William Josephson
wkj at cs
Room 318a
Dept. of Computer Science
Princeton University
35 Olden Street
Princeton, NJ 08544



Alter ego: Find your favorite morphism.

Links: A smattering of links around the web.

Welcome! This is one of my rarely updated outposts on the Internet.

As of Fall 2010 I am wrapping up here at Princeton. If you have an interesting problem or opportunity -- whether or not it is of a computational nature -- I'd love to hear about it. The best way to get in touch is usually via e-mail.

I did my undergraduate work at Harvard, nominally in the mathematics department, but in fact I spent most of my time in the computer science department. The majority of my course work was of a theoretical bent, but I spent much of my otherwise free time with Margo Seltzer and her graduate students. When I graduated, I went to work at Data Domain, a then small storage start-up in the Bay Area where I was involved in algorithm design and implementation. I returned to the east coast for graduate school and along the way I have worked for a variety of new ventures, large companies, and a couple of research labs.

For the past several years I have been working with Kai Li on similarity search and large scale storage systems. If you are looking for a copy of a paper or software that I have written, please contact me directly. Some of my work with the Memex group may be found here.

My recent work has focused on the use of flash memory to build storage systems. The following abstract gives the flavor of the work:

Flash memory has recently emerged as an important component of the storage infrastructure in the data center, but presents several unique challenges to storage system designers: individual blocks must be erased before they can be rewritten, block erasure is time consuming, and individual blocks may be erased only a limited number of times.
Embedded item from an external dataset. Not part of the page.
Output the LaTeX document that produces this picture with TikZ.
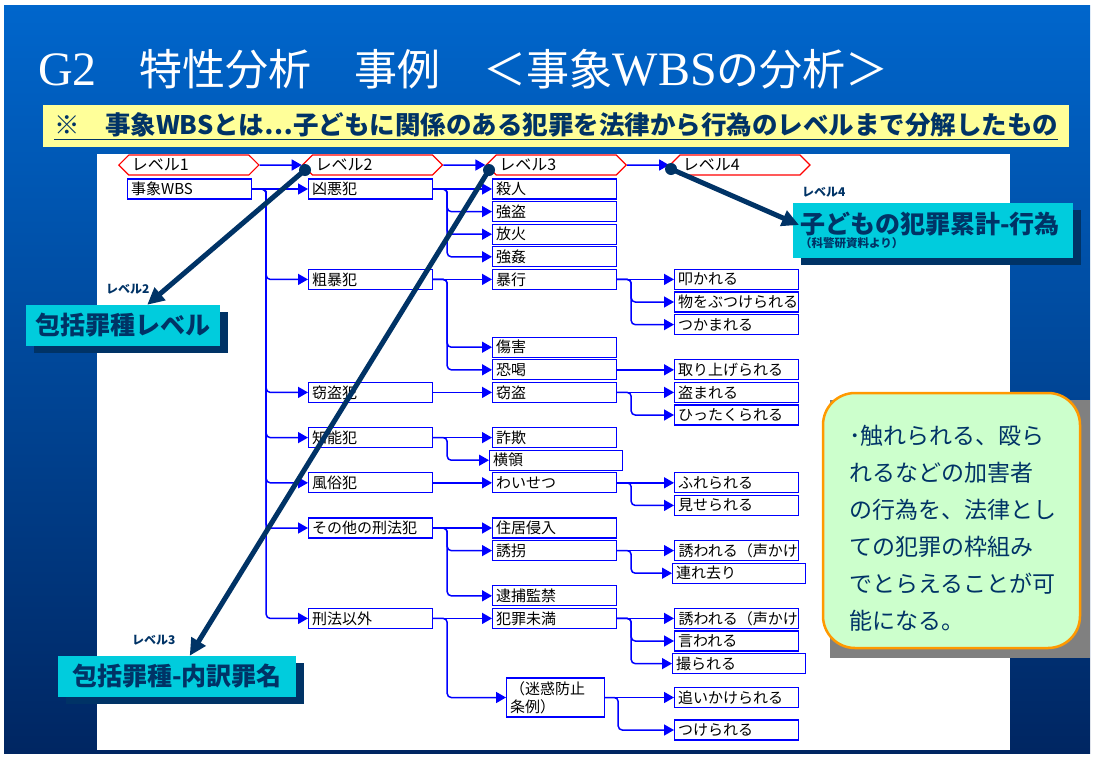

By combining hardware parallelism and a log-structured approach, state of the art flash storage systems can deliver two to three orders of magnitude more I/O operations per second than existing high-performance fibre channel disk drives. Despite the emergence of state of the art solid state disks, the storage software stack has changed little and is still optimized for magnetic disks; the basic abstraction remains a linear array of fix-sized blocks together with a very large DRAM cache to convert user I/O to a smaller number of large I/O transfers.

We first examine the impact SSDs have had on the utility of the buffer cache. As SSD performance and density improves, the value of very large DRAM based buffer caches declines. We examine the change in tradeoffs through database buffer cache traces and simulation and offer some simple heuristics to take advantage of these changes. Second, we propose a richer interface more suitable for solid-state storage systems. This interface provides for sparse block or object-based allocation, atomic multi-block updates, and a block discard interface to facilitate reclamation of unused storage. Finally, we present DFS, a file system designed specifically for next generation flash memory systems that takes advantage of our proposed storage interface. The result is a much-simplified file system implementation that runs under Linux. In both micro- and application benchmarks DFS shows consistent improvement over ext3 both in throughput and in CPU usage. For direct access DFS delivers as much as a 20% performance improvement in microbenchmarks. On an application level benchmark, DFS outperforms ext3 by 7 to 250% while requiring less CPU power.